»»
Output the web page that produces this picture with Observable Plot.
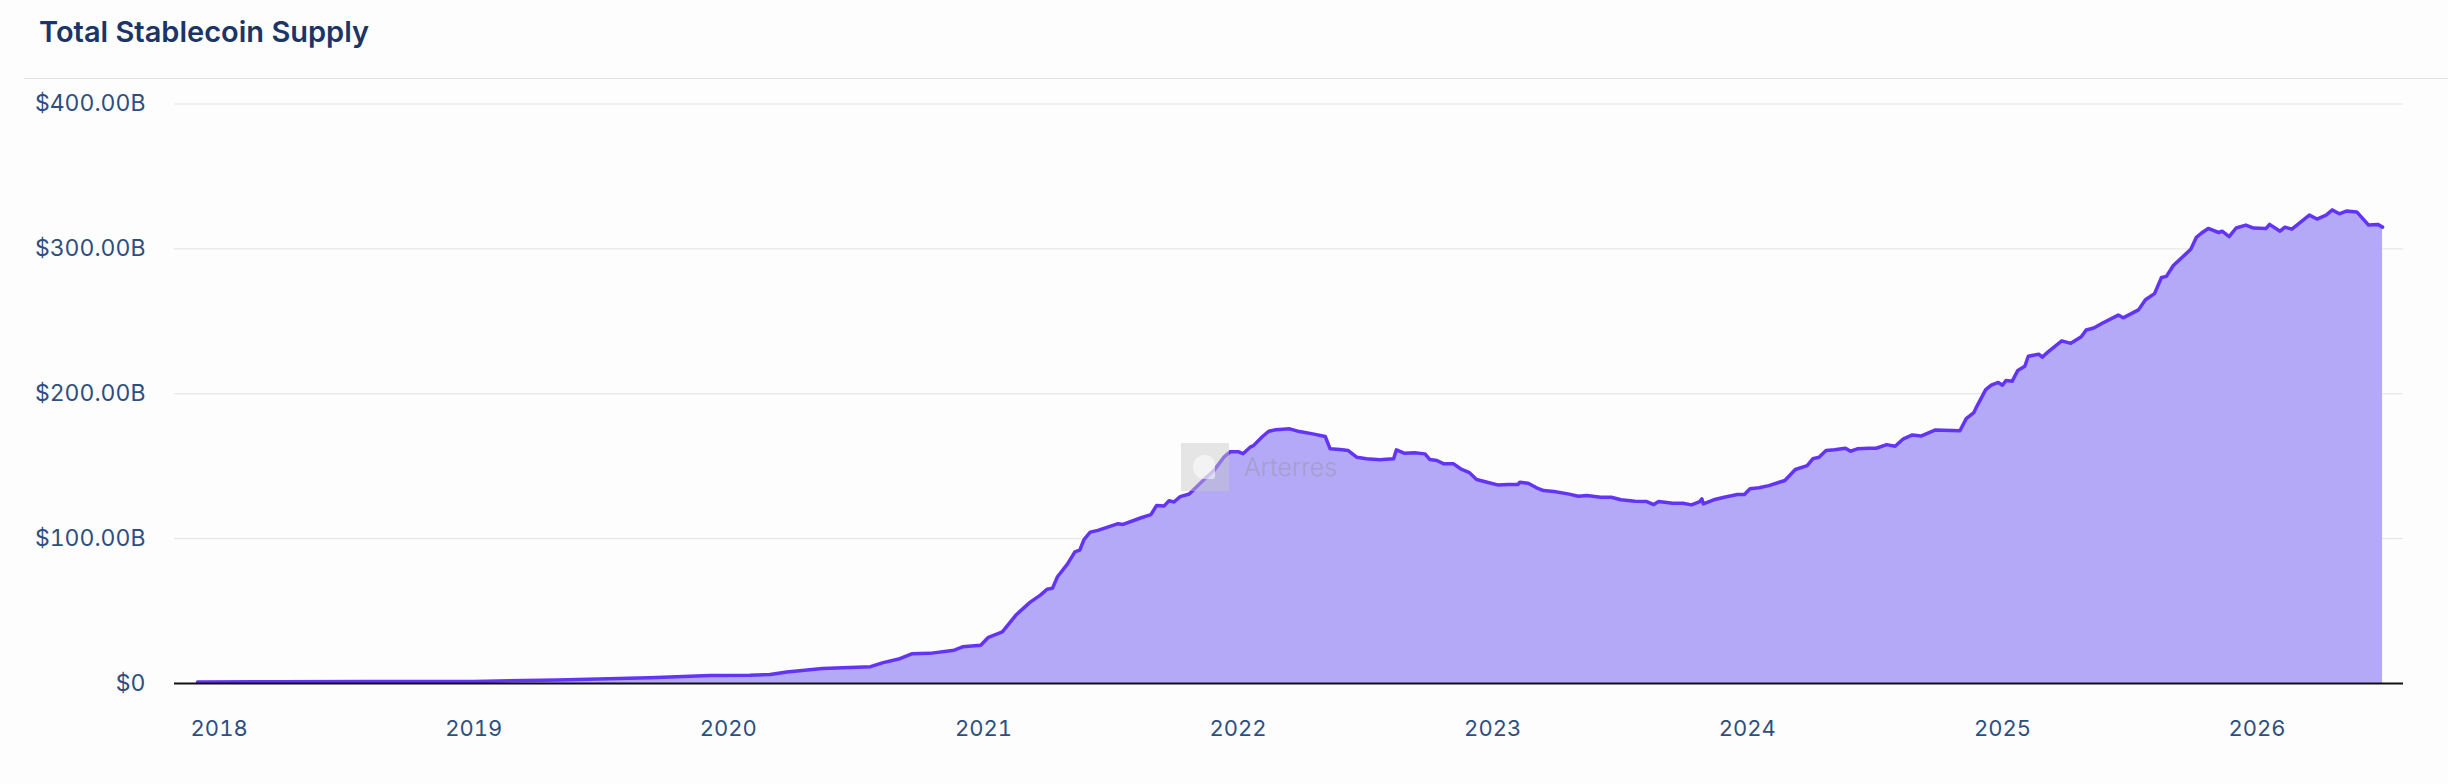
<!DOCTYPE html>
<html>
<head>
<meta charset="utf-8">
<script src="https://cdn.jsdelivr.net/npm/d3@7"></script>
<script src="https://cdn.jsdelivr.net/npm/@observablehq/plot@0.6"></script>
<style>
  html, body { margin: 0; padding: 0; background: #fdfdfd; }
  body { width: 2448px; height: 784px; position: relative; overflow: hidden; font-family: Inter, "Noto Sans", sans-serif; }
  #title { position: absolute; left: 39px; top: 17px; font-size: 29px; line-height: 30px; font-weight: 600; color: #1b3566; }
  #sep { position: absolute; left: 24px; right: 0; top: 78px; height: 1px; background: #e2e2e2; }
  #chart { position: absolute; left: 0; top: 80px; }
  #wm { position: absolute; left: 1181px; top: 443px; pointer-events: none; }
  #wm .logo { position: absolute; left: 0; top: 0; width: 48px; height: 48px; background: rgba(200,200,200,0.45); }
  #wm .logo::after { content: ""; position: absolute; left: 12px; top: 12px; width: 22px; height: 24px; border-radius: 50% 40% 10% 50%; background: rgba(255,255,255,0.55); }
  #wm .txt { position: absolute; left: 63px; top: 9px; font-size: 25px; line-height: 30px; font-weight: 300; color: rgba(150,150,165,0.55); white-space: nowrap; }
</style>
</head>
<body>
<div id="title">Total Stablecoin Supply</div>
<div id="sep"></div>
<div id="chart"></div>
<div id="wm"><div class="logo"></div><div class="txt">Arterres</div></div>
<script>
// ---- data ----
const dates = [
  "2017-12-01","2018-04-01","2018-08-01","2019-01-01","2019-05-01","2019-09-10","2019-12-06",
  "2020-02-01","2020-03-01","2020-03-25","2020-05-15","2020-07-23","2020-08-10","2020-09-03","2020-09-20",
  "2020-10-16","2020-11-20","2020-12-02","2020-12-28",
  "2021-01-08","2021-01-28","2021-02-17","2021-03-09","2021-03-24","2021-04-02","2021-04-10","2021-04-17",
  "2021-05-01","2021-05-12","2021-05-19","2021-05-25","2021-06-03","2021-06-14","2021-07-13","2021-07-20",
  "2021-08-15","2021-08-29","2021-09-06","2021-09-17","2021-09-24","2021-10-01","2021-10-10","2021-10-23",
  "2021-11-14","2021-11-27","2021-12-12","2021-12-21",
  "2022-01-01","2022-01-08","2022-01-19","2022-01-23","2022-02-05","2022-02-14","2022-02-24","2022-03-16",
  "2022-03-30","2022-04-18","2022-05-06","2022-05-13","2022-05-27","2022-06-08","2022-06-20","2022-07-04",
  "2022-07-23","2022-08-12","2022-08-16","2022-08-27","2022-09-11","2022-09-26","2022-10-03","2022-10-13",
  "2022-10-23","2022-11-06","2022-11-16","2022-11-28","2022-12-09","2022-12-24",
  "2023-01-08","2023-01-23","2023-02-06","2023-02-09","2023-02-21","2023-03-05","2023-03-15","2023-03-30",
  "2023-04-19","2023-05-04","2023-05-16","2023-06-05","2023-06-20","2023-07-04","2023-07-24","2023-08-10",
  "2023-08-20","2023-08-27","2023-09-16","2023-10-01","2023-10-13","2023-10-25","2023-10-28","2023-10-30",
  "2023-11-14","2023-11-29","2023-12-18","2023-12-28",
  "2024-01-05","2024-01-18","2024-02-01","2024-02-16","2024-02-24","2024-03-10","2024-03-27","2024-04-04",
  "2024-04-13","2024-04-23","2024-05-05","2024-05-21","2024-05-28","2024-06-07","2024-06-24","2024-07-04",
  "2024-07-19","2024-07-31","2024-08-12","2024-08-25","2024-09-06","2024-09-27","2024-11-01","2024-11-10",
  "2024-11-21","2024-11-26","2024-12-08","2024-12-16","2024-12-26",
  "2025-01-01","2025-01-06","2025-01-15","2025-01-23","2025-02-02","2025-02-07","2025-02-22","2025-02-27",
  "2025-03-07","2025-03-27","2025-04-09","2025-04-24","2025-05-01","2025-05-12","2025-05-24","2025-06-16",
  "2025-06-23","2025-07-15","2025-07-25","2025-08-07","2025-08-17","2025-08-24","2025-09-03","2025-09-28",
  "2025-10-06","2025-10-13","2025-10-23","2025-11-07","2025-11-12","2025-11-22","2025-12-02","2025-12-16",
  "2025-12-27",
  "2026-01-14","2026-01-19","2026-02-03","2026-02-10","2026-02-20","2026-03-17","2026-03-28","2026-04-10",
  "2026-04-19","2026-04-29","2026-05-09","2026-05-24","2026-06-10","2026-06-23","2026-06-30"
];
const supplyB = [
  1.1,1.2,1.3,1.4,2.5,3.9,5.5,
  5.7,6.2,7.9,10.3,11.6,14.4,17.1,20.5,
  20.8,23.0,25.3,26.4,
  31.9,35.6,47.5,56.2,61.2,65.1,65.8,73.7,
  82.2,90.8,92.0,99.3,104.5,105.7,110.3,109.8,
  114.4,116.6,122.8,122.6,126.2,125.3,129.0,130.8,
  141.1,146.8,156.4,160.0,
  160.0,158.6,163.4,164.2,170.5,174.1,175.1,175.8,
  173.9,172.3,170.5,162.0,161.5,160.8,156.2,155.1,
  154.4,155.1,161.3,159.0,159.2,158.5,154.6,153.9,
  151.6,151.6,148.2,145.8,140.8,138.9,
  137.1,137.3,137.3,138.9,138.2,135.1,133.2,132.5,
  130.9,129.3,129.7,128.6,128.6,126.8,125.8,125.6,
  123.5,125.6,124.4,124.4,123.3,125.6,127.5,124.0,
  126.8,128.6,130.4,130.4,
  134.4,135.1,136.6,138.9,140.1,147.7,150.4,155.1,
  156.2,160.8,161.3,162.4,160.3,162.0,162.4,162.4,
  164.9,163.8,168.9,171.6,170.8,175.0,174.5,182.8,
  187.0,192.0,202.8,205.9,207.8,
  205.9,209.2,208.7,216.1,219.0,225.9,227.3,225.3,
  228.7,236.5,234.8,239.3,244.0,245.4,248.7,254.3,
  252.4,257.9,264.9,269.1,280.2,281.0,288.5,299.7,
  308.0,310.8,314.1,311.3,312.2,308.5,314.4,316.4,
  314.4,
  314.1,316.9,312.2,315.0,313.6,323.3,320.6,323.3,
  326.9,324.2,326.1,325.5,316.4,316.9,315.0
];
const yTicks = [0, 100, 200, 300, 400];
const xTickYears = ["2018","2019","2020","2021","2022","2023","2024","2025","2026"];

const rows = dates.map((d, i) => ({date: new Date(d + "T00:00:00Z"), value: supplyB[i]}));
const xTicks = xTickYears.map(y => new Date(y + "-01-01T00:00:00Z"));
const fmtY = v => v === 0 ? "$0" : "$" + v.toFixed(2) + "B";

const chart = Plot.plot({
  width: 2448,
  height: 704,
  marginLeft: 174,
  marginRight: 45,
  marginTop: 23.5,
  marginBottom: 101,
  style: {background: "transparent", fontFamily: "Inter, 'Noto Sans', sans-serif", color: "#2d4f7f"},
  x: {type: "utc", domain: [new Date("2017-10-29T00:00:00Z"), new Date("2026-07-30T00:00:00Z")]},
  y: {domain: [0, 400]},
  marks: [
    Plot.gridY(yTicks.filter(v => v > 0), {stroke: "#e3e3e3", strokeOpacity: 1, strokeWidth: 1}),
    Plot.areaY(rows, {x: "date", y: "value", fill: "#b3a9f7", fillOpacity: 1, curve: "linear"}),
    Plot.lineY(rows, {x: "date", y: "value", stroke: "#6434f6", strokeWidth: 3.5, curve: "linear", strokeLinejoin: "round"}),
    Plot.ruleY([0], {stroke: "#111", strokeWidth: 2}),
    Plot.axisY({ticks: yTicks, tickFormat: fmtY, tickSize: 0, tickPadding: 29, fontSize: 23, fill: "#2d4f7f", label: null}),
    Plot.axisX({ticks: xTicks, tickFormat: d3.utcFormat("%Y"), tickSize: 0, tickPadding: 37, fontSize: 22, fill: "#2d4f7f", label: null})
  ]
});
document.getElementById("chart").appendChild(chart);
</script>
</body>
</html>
««
Search the listing for the string "picture". Copy each line where it turns up.

Output the web page that produces this picture with Observable Plot.

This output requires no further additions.